The request = Pictures don't belong in the copy; print all the records exactly.
━━━ Stored records
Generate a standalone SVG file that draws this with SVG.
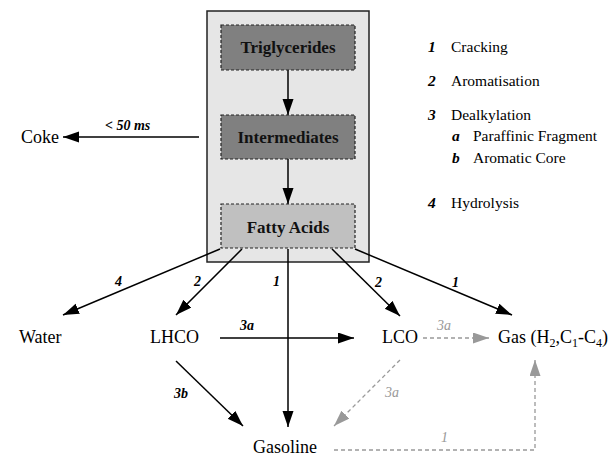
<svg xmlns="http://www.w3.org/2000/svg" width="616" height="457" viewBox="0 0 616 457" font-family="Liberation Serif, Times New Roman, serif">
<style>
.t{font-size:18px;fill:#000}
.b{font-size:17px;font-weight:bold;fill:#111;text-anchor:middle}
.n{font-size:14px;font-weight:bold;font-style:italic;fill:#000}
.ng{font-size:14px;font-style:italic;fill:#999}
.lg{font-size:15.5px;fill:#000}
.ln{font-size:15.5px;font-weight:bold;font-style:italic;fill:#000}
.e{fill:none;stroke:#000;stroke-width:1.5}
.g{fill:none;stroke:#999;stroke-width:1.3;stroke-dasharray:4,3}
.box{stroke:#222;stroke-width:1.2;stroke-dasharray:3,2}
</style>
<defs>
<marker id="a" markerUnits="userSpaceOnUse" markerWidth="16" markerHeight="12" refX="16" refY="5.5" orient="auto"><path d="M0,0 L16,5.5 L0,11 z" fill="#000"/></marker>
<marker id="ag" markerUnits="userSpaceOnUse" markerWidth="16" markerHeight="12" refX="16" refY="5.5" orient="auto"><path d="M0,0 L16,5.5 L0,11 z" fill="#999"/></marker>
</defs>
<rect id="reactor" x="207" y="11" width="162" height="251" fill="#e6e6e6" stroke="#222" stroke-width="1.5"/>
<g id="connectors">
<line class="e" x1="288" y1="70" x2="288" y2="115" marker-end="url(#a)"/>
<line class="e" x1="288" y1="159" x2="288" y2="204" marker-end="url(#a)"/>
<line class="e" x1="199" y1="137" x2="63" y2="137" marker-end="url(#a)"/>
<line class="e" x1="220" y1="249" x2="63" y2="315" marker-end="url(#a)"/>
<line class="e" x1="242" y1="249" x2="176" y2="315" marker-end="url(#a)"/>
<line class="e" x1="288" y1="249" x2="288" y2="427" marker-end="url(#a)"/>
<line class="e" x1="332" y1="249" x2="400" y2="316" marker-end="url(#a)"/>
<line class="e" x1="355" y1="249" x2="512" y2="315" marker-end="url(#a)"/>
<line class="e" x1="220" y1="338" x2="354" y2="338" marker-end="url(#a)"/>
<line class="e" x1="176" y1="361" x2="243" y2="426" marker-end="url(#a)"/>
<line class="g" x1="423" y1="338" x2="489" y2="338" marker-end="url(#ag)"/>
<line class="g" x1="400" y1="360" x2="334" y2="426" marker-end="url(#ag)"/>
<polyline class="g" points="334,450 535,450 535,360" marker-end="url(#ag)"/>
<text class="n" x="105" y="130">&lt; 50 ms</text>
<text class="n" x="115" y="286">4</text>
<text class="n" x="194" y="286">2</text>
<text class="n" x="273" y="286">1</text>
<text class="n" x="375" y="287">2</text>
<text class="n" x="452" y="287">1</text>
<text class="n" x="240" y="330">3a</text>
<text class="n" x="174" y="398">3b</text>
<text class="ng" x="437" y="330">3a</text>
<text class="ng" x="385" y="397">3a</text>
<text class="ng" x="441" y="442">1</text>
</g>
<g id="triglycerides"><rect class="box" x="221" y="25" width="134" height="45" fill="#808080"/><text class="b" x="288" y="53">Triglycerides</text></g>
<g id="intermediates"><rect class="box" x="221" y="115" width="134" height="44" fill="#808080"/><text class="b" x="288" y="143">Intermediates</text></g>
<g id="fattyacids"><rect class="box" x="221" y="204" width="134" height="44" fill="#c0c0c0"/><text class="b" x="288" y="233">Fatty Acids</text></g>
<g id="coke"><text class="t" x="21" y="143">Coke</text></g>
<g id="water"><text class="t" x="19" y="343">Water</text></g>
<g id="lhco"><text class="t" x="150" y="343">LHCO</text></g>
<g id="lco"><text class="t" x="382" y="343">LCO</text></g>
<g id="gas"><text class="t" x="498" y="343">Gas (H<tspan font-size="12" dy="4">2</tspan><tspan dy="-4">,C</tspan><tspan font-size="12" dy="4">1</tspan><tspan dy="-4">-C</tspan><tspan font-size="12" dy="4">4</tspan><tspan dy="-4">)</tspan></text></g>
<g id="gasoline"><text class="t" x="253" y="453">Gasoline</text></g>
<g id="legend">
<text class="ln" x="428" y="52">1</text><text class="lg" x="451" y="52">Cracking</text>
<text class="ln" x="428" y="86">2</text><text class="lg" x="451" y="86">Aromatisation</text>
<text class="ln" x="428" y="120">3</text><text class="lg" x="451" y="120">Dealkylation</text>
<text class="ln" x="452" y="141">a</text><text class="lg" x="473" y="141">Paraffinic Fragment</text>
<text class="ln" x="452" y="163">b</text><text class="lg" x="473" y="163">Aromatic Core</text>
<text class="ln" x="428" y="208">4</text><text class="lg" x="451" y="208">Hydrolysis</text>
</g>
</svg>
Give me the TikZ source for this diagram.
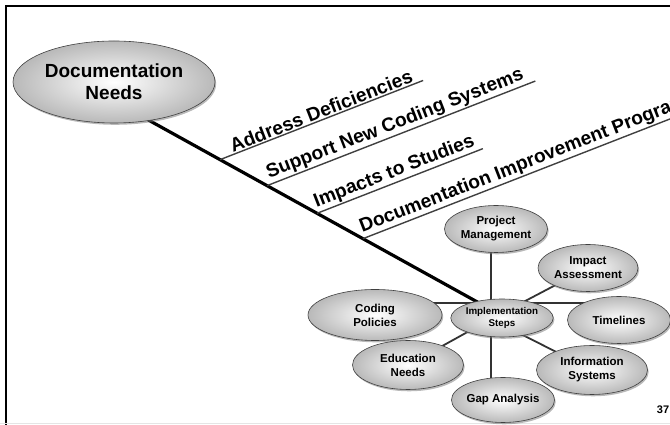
━━━━━━
Response to this task =
Generate a standalone SVG file that draws this with SVG.
<svg xmlns="http://www.w3.org/2000/svg" width="616" height="457" viewBox="0 0 616 457" font-family="Liberation Serif, Times New Roman, serif">
<style>
.t{font-size:18px;fill:#000}
.b{font-size:17px;font-weight:bold;fill:#111;text-anchor:middle}
.n{font-size:14px;font-weight:bold;font-style:italic;fill:#000}
.ng{font-size:14px;font-style:italic;fill:#999}
.lg{font-size:15.5px;fill:#000}
.ln{font-size:15.5px;font-weight:bold;font-style:italic;fill:#000}
.e{fill:none;stroke:#000;stroke-width:1.5}
.g{fill:none;stroke:#999;stroke-width:1.3;stroke-dasharray:4,3}
.box{stroke:#222;stroke-width:1.2;stroke-dasharray:3,2}
</style>
<defs>
<marker id="a" markerUnits="userSpaceOnUse" markerWidth="16" markerHeight="12" refX="16" refY="5.5" orient="auto"><path d="M0,0 L16,5.5 L0,11 z" fill="#000"/></marker>
<marker id="ag" markerUnits="userSpaceOnUse" markerWidth="16" markerHeight="12" refX="16" refY="5.5" orient="auto"><path d="M0,0 L16,5.5 L0,11 z" fill="#999"/></marker>
</defs>
<rect id="reactor" x="207" y="11" width="162" height="251" fill="#e6e6e6" stroke="#222" stroke-width="1.5"/>
<g id="connectors">
<line class="e" x1="288" y1="70" x2="288" y2="115" marker-end="url(#a)"/>
<line class="e" x1="288" y1="159" x2="288" y2="204" marker-end="url(#a)"/>
<line class="e" x1="199" y1="137" x2="63" y2="137" marker-end="url(#a)"/>
<line class="e" x1="220" y1="249" x2="63" y2="315" marker-end="url(#a)"/>
<line class="e" x1="242" y1="249" x2="176" y2="315" marker-end="url(#a)"/>
<line class="e" x1="288" y1="249" x2="288" y2="427" marker-end="url(#a)"/>
<line class="e" x1="332" y1="249" x2="400" y2="316" marker-end="url(#a)"/>
<line class="e" x1="355" y1="249" x2="512" y2="315" marker-end="url(#a)"/>
<line class="e" x1="220" y1="338" x2="354" y2="338" marker-end="url(#a)"/>
<line class="e" x1="176" y1="361" x2="243" y2="426" marker-end="url(#a)"/>
<line class="g" x1="423" y1="338" x2="489" y2="338" marker-end="url(#ag)"/>
<line class="g" x1="400" y1="360" x2="334" y2="426" marker-end="url(#ag)"/>
<polyline class="g" points="334,450 535,450 535,360" marker-end="url(#ag)"/>
<text class="n" x="105" y="130">&lt; 50 ms</text>
<text class="n" x="115" y="286">4</text>
<text class="n" x="194" y="286">2</text>
<text class="n" x="273" y="286">1</text>
<text class="n" x="375" y="287">2</text>
<text class="n" x="452" y="287">1</text>
<text class="n" x="240" y="330">3a</text>
<text class="n" x="174" y="398">3b</text>
<text class="ng" x="437" y="330">3a</text>
<text class="ng" x="385" y="397">3a</text>
<text class="ng" x="441" y="442">1</text>
</g>
<g id="triglycerides"><rect class="box" x="221" y="25" width="134" height="45" fill="#808080"/><text class="b" x="288" y="53">Triglycerides</text></g>
<g id="intermediates"><rect class="box" x="221" y="115" width="134" height="44" fill="#808080"/><text class="b" x="288" y="143">Intermediates</text></g>
<g id="fattyacids"><rect class="box" x="221" y="204" width="134" height="44" fill="#c0c0c0"/><text class="b" x="288" y="233">Fatty Acids</text></g>
<g id="coke"><text class="t" x="21" y="143">Coke</text></g>
<g id="water"><text class="t" x="19" y="343">Water</text></g>
<g id="lhco"><text class="t" x="150" y="343">LHCO</text></g>
<g id="lco"><text class="t" x="382" y="343">LCO</text></g>
<g id="gas"><text class="t" x="498" y="343">Gas (H<tspan font-size="12" dy="4">2</tspan><tspan dy="-4">,C</tspan><tspan font-size="12" dy="4">1</tspan><tspan dy="-4">-C</tspan><tspan font-size="12" dy="4">4</tspan><tspan dy="-4">)</tspan></text></g>
<g id="gasoline"><text class="t" x="253" y="453">Gasoline</text></g>
<g id="legend">
<text class="ln" x="428" y="52">1</text><text class="lg" x="451" y="52">Cracking</text>
<text class="ln" x="428" y="86">2</text><text class="lg" x="451" y="86">Aromatisation</text>
<text class="ln" x="428" y="120">3</text><text class="lg" x="451" y="120">Dealkylation</text>
<text class="ln" x="452" y="141">a</text><text class="lg" x="473" y="141">Paraffinic Fragment</text>
<text class="ln" x="452" y="163">b</text><text class="lg" x="473" y="163">Aromatic Core</text>
<text class="ln" x="428" y="208">4</text><text class="lg" x="451" y="208">Hydrolysis</text>
</g>
</svg>
Give me the TikZ source for this diagram.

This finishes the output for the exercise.